O Joaquim anda por ali a matar todos os seus filhos com a espada de laser que recebeu no aniversário. A minha filha, aproveitando a distracção do irmão, que sempre reclama o trono, senta-se ao meu colo. Conto-lhe, a seu pedido, os pormenores de cada um dos partos. A dor que vem, toma conta de nós, uma dor tão grande, parece que rebentamos, uma dor que, de tão intensa e absurda, logo se esquece. Explico o que senti quando os vi pela primeira vez. A estranheza de não sentir amor quando nasceu o João. Estava à espera de sentir, ao primeiro olhar, um amor absoluto, era o que as outras mães contavam. Eu, em frente da incubadora, olhando aquela criança estranha, feia e frágil, desejei apenas não estar ali, quis ir-me embora e nunca mais voltar. O amor veio mais tarde, muito mais tarde, pelos seis meses, pelos nove, não sei, no tempo exacto, até lá era só instinto de protecção igual ao de qualquer outra fêmea.

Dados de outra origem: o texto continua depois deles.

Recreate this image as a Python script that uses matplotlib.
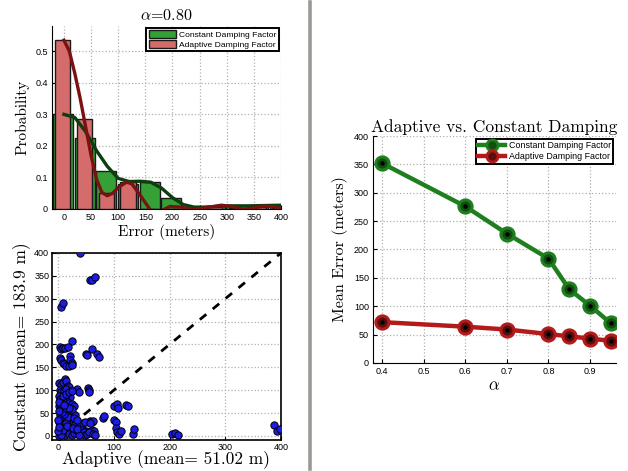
import matplotlib
matplotlib.use("Agg")
import matplotlib.pyplot as plt
from matplotlib.patches import Patch
from matplotlib.lines import Line2D

plt.rcParams['mathtext.fontset'] = 'cm'
plt.rcParams['axes.unicode_minus'] = False
SERIF = 'cmr10'
SANS = 'Liberation Sans'

# ---------------- data ----------------
hist_title = r'$\alpha$=0.80'
bin_centers = [-2, 38, 78, 118, 158, 198, 238, 278, 318, 358, 398]
hist_constant = [0.30, 0.225, 0.12, 0.08, 0.085, 0.035, 0.0, 0.01, 0.01, 0.01, 0.01]
hist_adaptive = [0.535, 0.285, 0.05, 0.085, 0.0, 0.0, 0.0, 0.005, 0.004, 0.006, 0.004]

curve_const_x = [0, 20, 40, 60, 80, 100, 120, 140, 160, 180, 200, 220, 240, 260, 280, 300, 340, 400]
curve_const_y = [0.30, 0.29, 0.245, 0.185, 0.135, 0.097, 0.087, 0.088, 0.085, 0.066, 0.036, 0.014,
                 0.006, 0.006, 0.008, 0.01, 0.01, 0.012]
curve_adapt_x = [0, 10, 20, 30, 40, 50, 60, 70, 80, 90, 100, 115, 125, 140, 150, 160, 175,
                 195, 215, 240, 265, 290, 310, 330, 350, 370, 390, 400]
curve_adapt_y = [0.535, 0.50, 0.43, 0.35, 0.26, 0.17, 0.095, 0.052, 0.042, 0.05, 0.068, 0.085,
                 0.08, 0.045, 0.02, -0.005, -0.01, 0.008, 0.006, -0.002, 0.005, 0.012, 0.008,
                 -0.002, 0.003, 0.01, 0.006, 0.0]

scatter_adaptive = [39, 57, 61, 67, 5, 8, 24, 50, 52, 60, 70, 73,
                    3, 5, 8, 12, 18, 22, 3, 5, 8, 10, 15, 20, 22, 25, 25,
                    33, 38, 54, 55, 55, 80, 82, 100, 100, 103, 105, 107, 122, 126,
                    103, 105, 110, 112, 135, 137, 205, 210, 215, 388, 393, 398,
                    40, 45, 35, 38, 50, 55, 58, 60, 65,
                    2, 5, 8, 12, 15, 18, 20, 3, 6, 10, 14, 22, 2, 4, 8, 12, 16, 20, 25, 28,
                    2, 5, 9, 13, 18, 22, 26, 30, 3, 6, 10, 14, 18, 22, 26, 30, 2, 4, 7, 11,
                    15, 19, 23, 27, 31, 35, 3, 6, 9, 12, 16, 20, 24, 28, 32, 36, 42, 46, 48,
                    52, 56, 62, 66, 40, 44, 48, 3, 1, 5, 8, 14, 17, 11, 7, 4, 1, 9, 14, 19,
                    24, 2, 0, 0, 1, 24, 28, 33, 38, 60, 62, 58, 15, 20, 10, 16, 26, 33]
scatter_constant = [400, 340, 340, 348, 282, 290, 208, 180, 178, 190, 180, 172,
                    195, 190, 192, 192, 195, 175, 170, 165, 160, 158, 152, 152, 165, 160, 155,
                    102, 97, 105, 100, 95, 40, 43, 65, 35, 30, 70, 60, 68, 65,
                    18, 8, 5, 10, 5, 15, 5, 6, 2, 23, 10, 16,
                    10, 5, 25, 28, 10, 30, 32, 12, 10,
                    115, 112, 118, 125, 120, 110, 108, 100, 95, 98, 102, 85, 88, 80, 78, 82,
                    75, 72, 70, 65, 65, 60, 58, 55, 52, 50, 48, 45, 45, 40, 38, 35, 32, 30,
                    28, 25, 30, 25, 22, 20, 18, 15, 12, 10, 8, 5, 15, 10, 5, 2, 8, 4, 2, 6,
                    12, 18, 15, 8, 2, 5, 8, 5, 3, 22, 28, 30, 5, 0, 2, 12, 28, 42, 48, 52,
                    70, 75, 88, 92, 95, 98, 55, 35, 10, 20, 58, 40, 35, 3, 30, 33, 28, 60,
                    62, 68, 22, 18, 14]

diag_x = [0, 400]
diag_y = [0, 400]

alpha_vals = [0.4, 0.6, 0.7, 0.8, 0.85, 0.9, 0.95]
mean_constant = [352, 276, 228, 184, 130, 101, 70]
mean_adaptive = [72, 64, 59, 51, 47, 43, 39]

leg_const = 'Constant Damping Factor'
leg_adapt = 'Adaptive Damping Factor'

# ---------------- figure ----------------
fig = plt.figure(figsize=(6.28, 4.71), dpi=100)

# separator
fig.add_artist(Line2D([310 / 628, 310 / 628], [0.004, 0.996], color='#9a9a94', lw=2.6,
                      transform=fig.transFigure))

grid_kw = dict(color='#b0b0b0', linestyle=':', linewidth=0.9)

# --- histogram ---
ax1 = fig.add_axes([52 / 628, 1 - 209 / 471, 229 / 628, 183 / 471])
ax1.bar(bin_centers, hist_constant, width=37, color='#35a035', edgecolor='#1a1a1a',
        linewidth=1.0, zorder=2)
ax1.bar(bin_centers, hist_adaptive, width=28, color='#d46c6c', edgecolor='#1a1a1a',
        linewidth=1.0, zorder=3)
ax1.plot(curve_const_x, curve_const_y, color='#0e3d0e', lw=2.4, zorder=4)
ax1.plot(curve_adapt_x, curve_adapt_y, color='#7a1212', lw=2.4, zorder=5)
ax1.set_xlim(-22, 400)
ax1.set_ylim(0, 0.58)
ax1.set_xticks([0, 50, 100, 150, 200, 250, 300, 350, 400])
ax1.set_yticks([0, 0.1, 0.2, 0.3, 0.4, 0.5])
ax1.set_yticklabels(['0', '0.1', '0.2', '0.3', '0.4', '0.5'])
ax1.grid(True, **grid_kw)
ax1.set_axisbelow(True)
for s in ['top', 'right']:
    ax1.spines[s].set_visible(False)
ax1.tick_params(labelsize=6.5, direction='in', length=3, pad=3)
for lab in ax1.get_xticklabels() + ax1.get_yticklabels():
    lab.set_fontfamily(SANS)
ax1.set_title(hist_title, fontsize=11.5, family=SERIF, pad=4)
ax1.set_xlabel('Error (meters)', fontsize=11, family=SERIF, labelpad=1)
ax1.set_ylabel('Probability', fontsize=11, family=SERIF, labelpad=4)
h1 = [Patch(facecolor='#35a035', edgecolor='#1a1a1a', label=leg_const),
      Patch(facecolor='#d46c6c', edgecolor='#1a1a1a', label=leg_adapt)]
lg1 = ax1.legend(handles=h1, loc='upper right', bbox_to_anchor=(1.0, 1.0),
                 prop={'family': SANS, 'size': 6.1}, fancybox=False, framealpha=1,
                 edgecolor='black', borderpad=0.3, handlelength=3.2, handleheight=1.0,
                 labelspacing=0.15, handletextpad=0.4, borderaxespad=0.2)
lg1.get_frame().set_linewidth(1.4)

# --- scatter ---
ax2 = fig.add_axes([52 / 628, 1 - 440 / 471, 229 / 628, 187 / 471])
ax2.plot(diag_x, diag_y, color='black', linestyle=(0, (3, 3)), lw=2.0, zorder=2)
ax2.scatter(scatter_adaptive, scatter_constant, s=28, color='#1c1ce6', edgecolor='black',
            linewidth=0.7, zorder=3)
ax2.set_xlim(-11, 400)
ax2.set_ylim(-9, 400)
ax2.set_xticks([0, 100, 200, 300, 400])
ax2.set_yticks([0, 50, 100, 150, 200, 250, 300, 350, 400])
ax2.grid(True, **grid_kw)
ax2.set_axisbelow(True)
for s in ax2.spines.values():
    s.set_linewidth(1.2)
ax2.tick_params(labelsize=6.5, direction='in', length=3, pad=2)
for lab in ax2.get_xticklabels() + ax2.get_yticklabels():
    lab.set_fontfamily(SANS)
ax2.set_xlabel('Adaptive (mean= 51.02 m)', fontsize=12.5, family=SERIF, labelpad=-1)
ax2.set_ylabel('Constant (mean= 183.9 m)', fontsize=12.5, family=SERIF, labelpad=2)

# --- mean error lines ---
ax3 = fig.add_axes([373 / 628, 1 - 363 / 471, 243 / 628, 227 / 471])
ax3.plot(alpha_vals, mean_constant, color='#1f7f1f', lw=3.2, marker='o', ms=9.5,
         mfc='#0f4f0f', mec='#1f7f1f', mew=2.2, zorder=3)
ax3.plot(alpha_vals, mean_constant, linestyle='none', marker='o', ms=2.2, color='black', zorder=4)
ax3.plot(alpha_vals, mean_adaptive, color='#b51a1a', lw=3.2, marker='o', ms=9.5,
         mfc='#5a0f0f', mec='#b51a1a', mew=2.2, zorder=3)
ax3.plot(alpha_vals, mean_adaptive, linestyle='none', marker='o', ms=2.2, color='black', zorder=4)
ax3.set_xlim(0.378, 0.9625)
ax3.set_ylim(0, 400)
ax3.set_xticks([0.4, 0.5, 0.6, 0.7, 0.8, 0.9])
ax3.set_yticks([0, 50, 100, 150, 200, 250, 300, 350, 400])
ax3.grid(True, **grid_kw)
ax3.set_axisbelow(True)
for s in ['top', 'right']:
    ax3.spines[s].set_visible(False)
ax3.tick_params(labelsize=6.5, direction='in', length=3, pad=3)
for lab in ax3.get_xticklabels() + ax3.get_yticklabels():
    lab.set_fontfamily(SANS)
ax3.set_title('Adaptive vs. Constant Damping', fontsize=12.5, family=SERIF, pad=3)
ax3.set_xlabel(r'$\alpha$', fontsize=12, labelpad=0)
ax3.set_ylabel('Mean Error (meters)', fontsize=11.5, family=SERIF, labelpad=4)
h3 = [Line2D([0], [0], color='#1f7f1f', lw=3.2, marker='o', ms=8, mfc='#0f4f0f',
             mec='#1f7f1f', mew=2, label=leg_const),
      Line2D([0], [0], color='#b51a1a', lw=3.2, marker='o', ms=8, mfc='#5a0f0f',
             mec='#b51a1a', mew=2, label=leg_adapt)]
lg3 = ax3.legend(handles=h3, loc='upper right', bbox_to_anchor=(1.0, 1.0),
                 prop={'family': SANS, 'size': 6.4}, fancybox=False, framealpha=1,
                 edgecolor='black', borderpad=0.3, handlelength=3.0,
                 labelspacing=0.2, handletextpad=0.4, borderaxespad=0.3)
lg3.get_frame().set_linewidth(1.4)

fig.savefig('out.png', dpi=100)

Explico que, em relação a ela, não senti estranheza perante a ausência desse amor. Já sabia que custava a chegar. Senti, isso sim, deslumbre, eras tão bonita e perfeita, nasceste de olhos abertos, pronta para o mundo, exactamente como te imaginei e desejei. Já o Joaquim, esse que para aí anda de espada de laser em punho, foi diferente, o desespero fez-me amá-lo mal o vi, precisei de o amar, urgentemente, achei, imagina tu o disparate, que só o meu amor o podia salvar. A conversa continua. Busco pormenores: a luz na enfermaria de recobro, as enfermeiras do serviço de neonatologia, de batas coloridas e sapatos confortáveis, crocs cor de rosa e azul turquesa, o livro que levei para ler e não li, as flores que a Mila me ofereceu, eram ervilhas de cheiro, ou bocas de lobo, flores de cacho, perfumadas, tão difíceis de encontrar nas floristas em Lisboa.

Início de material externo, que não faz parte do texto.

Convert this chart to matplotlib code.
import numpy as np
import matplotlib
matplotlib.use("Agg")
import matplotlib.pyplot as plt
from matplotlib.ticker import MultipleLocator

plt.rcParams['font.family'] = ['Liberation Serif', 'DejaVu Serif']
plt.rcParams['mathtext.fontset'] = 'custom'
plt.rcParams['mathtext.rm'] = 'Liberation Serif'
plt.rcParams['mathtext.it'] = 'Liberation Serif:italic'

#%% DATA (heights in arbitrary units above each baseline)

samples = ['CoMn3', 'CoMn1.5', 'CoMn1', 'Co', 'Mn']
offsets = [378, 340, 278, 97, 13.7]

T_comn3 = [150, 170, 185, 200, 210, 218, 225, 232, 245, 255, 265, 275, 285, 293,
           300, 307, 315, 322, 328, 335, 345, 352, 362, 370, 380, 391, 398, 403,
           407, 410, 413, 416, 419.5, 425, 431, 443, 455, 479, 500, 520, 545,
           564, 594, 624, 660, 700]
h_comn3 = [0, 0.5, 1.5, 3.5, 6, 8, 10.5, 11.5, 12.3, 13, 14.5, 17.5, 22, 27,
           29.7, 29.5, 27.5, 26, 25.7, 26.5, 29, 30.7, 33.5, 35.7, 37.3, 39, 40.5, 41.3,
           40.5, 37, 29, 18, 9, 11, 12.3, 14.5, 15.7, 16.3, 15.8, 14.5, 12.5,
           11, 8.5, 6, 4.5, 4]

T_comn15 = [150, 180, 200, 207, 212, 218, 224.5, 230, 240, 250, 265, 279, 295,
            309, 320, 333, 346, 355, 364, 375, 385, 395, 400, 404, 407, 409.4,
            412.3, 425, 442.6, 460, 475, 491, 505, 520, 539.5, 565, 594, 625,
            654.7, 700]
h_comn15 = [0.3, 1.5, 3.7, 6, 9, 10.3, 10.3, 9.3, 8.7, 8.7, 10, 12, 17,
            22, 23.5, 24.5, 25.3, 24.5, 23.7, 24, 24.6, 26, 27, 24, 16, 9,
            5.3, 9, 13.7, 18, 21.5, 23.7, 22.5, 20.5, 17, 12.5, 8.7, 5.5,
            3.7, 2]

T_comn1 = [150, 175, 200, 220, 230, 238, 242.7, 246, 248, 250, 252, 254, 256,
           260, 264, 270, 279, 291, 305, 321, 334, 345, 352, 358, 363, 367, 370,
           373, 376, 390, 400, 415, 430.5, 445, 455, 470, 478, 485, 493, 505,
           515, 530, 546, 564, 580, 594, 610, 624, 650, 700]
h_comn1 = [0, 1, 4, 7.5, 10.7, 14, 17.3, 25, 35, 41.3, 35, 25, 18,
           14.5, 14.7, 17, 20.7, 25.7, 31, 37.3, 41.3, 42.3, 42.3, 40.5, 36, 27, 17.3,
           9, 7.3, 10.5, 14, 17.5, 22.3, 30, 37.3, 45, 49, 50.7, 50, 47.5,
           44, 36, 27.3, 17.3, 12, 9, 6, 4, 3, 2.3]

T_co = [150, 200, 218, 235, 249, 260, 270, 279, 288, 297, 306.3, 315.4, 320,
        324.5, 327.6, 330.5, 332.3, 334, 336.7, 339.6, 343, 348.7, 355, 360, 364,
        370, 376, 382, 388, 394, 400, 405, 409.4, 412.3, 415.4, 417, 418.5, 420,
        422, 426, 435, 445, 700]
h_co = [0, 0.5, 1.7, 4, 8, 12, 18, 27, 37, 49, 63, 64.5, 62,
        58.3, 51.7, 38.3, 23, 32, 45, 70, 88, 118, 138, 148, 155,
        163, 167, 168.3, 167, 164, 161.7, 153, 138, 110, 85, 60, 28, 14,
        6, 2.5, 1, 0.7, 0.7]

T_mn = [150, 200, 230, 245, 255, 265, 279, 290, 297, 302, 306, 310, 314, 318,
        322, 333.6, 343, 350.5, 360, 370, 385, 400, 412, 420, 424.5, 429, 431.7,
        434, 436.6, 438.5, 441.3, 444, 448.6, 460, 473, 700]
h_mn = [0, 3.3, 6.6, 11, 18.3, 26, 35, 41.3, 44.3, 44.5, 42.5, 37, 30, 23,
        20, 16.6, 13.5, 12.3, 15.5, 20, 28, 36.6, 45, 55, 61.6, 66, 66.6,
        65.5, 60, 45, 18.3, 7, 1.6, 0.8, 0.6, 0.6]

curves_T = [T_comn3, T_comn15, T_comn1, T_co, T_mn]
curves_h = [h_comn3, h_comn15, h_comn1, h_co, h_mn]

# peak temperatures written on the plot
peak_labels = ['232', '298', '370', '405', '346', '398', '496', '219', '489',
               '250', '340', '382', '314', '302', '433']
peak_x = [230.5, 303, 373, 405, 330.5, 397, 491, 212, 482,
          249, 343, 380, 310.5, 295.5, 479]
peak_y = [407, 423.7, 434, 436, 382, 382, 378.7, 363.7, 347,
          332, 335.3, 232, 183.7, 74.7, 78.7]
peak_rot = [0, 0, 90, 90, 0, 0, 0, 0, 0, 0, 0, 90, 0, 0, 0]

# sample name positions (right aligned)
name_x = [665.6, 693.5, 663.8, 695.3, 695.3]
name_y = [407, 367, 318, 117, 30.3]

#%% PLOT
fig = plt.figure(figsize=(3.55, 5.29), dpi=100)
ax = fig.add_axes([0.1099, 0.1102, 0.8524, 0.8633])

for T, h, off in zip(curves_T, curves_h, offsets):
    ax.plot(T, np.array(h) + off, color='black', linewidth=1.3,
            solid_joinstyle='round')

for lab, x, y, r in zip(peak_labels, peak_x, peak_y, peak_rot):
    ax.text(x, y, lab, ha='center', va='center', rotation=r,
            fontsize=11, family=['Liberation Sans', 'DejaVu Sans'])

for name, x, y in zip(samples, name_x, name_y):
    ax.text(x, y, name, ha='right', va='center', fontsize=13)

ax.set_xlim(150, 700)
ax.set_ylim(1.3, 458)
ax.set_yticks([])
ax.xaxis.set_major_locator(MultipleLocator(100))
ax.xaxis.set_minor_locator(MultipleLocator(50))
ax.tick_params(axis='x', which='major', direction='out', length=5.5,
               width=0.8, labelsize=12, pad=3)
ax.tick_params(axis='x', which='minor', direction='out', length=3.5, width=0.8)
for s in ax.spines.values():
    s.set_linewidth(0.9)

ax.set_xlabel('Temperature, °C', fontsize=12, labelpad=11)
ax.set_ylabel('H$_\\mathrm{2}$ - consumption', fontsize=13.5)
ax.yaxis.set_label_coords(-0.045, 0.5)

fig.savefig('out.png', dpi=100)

Achas que os homens conseguiam dar à luz? pergunta a minha filha, pouco depois, provocadora, sabendo que não resisto à deixa. Largo o tom sentimental que uma pessoa sempre imprime ao deslindar de memórias bravas. Um homem era lá capaz de aguentar o martírio de nove meses de bucho cheio, nunca, jamais, em tempo algum, são uns miseráveis, todos sem excepção, do teu avô ao teu pai, passando pelos teus tios, amigos, colegas, primos, conhecidos, desconhecidos, grandes e pequenos, nem um se aproveita, até os teus irmãos, não obstante o esforço hercúleo que faço, hão-de aprender a mediocridade, terão, daqui a meia dúzia de anos, a imbecilidade própria do seu género. Ignomínia e presunção . Ela ri, com condescendência, do meu exagero, mas é uma boa aprendiza. Percebe que o desprezo é uma arma essencial na guerra. Usa-se para disfarçar o resto.

2011/09/04

Cova do Vapor

Este ano não posso ir com o meu pai à Índia. Fiquei triste, tão triste, uma saudade moendo por dentro. Pedi-lhe, em alternativa, para me levar à Cova do Vapor.

Mau

O novo disco do Chico Buarque é mau. Tão mau que o ofereci à minha irmã.